During the melee, Luther got the rifle back, chambered a round of ammunition, and fired through the slit to scare off the animal. The ploy worked, and Luther heard the creature run off into the dark woods. He climbed down the ladder with great speed, hastily got on the ATV, and sped out of the woods like he was on fire.
Back at the hunting camp, Luther came in and looked white as a ghost. He told all of us about being attacked by Bigfoot and that he was lucky to be alive. The description he gave of the long hairy arm and human-like hand was clearly not a raccoon or any of the other animals that we knew in the woods. Luther was a very serious guy, and was not the kind of guy to make a tall tale up, so he definitely had our undivided attention. Luther was so shaken by his experience, he packed up and went back home that night, making his claim more believable. Everyone else was accounted for, so no one from our hunting camp was playing tricks, and no one was stupid enough to scare someone they knew for a fact was holding a high-powered rifle and 20 rounds of ammunition.

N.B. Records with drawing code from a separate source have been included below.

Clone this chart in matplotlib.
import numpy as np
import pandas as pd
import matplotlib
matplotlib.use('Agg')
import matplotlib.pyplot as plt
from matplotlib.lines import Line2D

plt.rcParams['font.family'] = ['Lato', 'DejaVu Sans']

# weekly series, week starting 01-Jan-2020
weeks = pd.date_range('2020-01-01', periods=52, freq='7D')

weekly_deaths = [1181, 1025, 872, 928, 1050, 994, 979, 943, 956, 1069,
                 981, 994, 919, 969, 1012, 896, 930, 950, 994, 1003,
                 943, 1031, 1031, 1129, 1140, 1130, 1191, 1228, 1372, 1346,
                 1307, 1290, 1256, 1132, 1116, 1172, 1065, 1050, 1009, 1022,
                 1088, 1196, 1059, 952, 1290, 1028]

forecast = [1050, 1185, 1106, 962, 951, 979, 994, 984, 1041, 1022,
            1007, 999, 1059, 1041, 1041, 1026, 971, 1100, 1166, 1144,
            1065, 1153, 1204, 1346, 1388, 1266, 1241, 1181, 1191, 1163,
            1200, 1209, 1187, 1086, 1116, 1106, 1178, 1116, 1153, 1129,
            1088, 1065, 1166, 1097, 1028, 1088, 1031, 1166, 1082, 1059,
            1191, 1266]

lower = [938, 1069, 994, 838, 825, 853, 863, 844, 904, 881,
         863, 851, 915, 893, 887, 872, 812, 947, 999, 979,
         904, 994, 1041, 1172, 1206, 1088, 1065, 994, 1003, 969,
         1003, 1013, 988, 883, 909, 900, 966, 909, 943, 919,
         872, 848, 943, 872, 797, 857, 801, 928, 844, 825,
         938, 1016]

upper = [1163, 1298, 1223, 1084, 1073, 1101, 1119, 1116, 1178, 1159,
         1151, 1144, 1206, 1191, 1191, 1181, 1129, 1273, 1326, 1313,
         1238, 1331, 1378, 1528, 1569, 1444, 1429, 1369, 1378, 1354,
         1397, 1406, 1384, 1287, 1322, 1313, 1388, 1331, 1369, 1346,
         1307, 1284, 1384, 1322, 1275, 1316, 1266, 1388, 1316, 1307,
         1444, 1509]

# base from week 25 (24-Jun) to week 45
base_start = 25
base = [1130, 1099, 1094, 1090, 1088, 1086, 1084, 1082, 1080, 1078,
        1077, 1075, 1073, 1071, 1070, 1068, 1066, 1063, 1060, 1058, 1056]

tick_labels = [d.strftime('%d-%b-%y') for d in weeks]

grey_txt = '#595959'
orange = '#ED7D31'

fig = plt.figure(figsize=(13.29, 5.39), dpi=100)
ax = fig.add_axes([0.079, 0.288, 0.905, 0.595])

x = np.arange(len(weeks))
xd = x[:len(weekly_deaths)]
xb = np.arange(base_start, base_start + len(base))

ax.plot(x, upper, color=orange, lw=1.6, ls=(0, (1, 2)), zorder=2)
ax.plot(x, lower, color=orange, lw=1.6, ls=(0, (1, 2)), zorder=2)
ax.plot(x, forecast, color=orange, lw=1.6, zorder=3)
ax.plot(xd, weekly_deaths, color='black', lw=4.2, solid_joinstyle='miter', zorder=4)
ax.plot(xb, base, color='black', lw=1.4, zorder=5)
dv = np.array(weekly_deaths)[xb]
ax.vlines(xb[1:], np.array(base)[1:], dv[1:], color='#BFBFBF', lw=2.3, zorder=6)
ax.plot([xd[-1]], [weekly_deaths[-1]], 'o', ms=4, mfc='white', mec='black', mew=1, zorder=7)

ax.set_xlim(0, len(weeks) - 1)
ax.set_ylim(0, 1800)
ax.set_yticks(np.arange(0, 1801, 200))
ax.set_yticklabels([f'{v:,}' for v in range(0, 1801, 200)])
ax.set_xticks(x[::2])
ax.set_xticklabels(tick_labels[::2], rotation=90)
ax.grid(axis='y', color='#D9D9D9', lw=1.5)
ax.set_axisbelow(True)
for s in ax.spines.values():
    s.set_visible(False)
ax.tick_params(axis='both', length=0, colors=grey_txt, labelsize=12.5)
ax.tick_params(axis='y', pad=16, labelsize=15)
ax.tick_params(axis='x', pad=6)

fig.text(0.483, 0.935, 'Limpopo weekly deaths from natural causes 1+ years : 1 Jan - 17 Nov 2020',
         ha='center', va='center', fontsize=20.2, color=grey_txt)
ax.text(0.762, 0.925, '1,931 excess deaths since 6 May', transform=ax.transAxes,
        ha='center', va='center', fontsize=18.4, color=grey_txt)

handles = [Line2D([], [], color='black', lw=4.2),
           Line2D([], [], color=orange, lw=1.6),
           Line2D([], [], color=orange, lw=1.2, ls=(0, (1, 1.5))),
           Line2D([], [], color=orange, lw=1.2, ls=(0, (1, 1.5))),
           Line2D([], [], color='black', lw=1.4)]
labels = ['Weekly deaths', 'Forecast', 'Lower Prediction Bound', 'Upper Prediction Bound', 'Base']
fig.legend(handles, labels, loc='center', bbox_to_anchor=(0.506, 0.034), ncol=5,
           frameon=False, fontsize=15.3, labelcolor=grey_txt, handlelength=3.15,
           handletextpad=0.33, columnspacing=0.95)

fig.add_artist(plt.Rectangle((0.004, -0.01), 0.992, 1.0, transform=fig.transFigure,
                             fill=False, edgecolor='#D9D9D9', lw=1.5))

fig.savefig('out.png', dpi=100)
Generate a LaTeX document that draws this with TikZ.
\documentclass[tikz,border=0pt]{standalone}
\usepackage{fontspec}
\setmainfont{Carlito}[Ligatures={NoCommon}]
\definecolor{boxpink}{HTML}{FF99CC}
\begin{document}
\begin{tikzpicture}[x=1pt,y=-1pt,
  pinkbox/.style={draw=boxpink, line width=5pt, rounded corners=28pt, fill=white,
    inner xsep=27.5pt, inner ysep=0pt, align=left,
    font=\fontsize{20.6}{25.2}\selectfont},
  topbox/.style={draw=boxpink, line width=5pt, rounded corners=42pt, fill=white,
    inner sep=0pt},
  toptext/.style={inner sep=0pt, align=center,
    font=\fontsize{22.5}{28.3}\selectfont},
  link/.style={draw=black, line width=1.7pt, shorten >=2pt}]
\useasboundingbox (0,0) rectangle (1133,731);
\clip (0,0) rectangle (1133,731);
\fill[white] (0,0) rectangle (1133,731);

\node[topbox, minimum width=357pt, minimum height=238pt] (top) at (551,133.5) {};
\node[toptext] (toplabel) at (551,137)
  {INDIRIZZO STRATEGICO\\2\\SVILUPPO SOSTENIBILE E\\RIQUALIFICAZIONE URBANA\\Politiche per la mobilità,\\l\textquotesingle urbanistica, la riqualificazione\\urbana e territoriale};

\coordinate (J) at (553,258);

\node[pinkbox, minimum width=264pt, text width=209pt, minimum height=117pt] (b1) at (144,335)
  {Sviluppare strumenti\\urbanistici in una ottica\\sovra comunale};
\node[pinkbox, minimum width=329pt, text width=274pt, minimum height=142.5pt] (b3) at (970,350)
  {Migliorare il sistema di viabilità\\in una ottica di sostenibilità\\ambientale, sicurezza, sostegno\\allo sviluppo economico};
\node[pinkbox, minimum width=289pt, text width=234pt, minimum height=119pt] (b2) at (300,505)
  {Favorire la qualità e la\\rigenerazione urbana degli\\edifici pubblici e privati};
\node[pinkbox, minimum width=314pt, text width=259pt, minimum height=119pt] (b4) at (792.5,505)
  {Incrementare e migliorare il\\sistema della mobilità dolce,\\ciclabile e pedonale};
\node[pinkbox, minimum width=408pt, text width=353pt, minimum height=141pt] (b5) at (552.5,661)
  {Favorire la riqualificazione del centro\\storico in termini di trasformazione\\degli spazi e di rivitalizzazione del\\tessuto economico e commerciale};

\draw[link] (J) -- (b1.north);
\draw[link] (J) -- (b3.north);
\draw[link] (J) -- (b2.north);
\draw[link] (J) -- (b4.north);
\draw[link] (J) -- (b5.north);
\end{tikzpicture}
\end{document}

The next day, we were heading back to the food plot to see if there was anything we could find to give a clue to what on earth we were dealing with in the Central Alabama forest. As we drove to the property, we stopped for gas at the local rural filling station. The locals were all inside around a pot-bellied stove keeping warm. We bought our gas and as we were leaving the man behind the counter said “Hey guys, if you are hunting down here, keep a watch out for an escaped orangutan from the local veterinarian’s office.” He then pointed to an old poster on the wall of an picture of an adult orangutan and a phone number..
I called the number on the poster and let them know where the simian was recently, so they could track it.
Eventually, we told Luther about the orangutan, but let considerable time elapse before we did.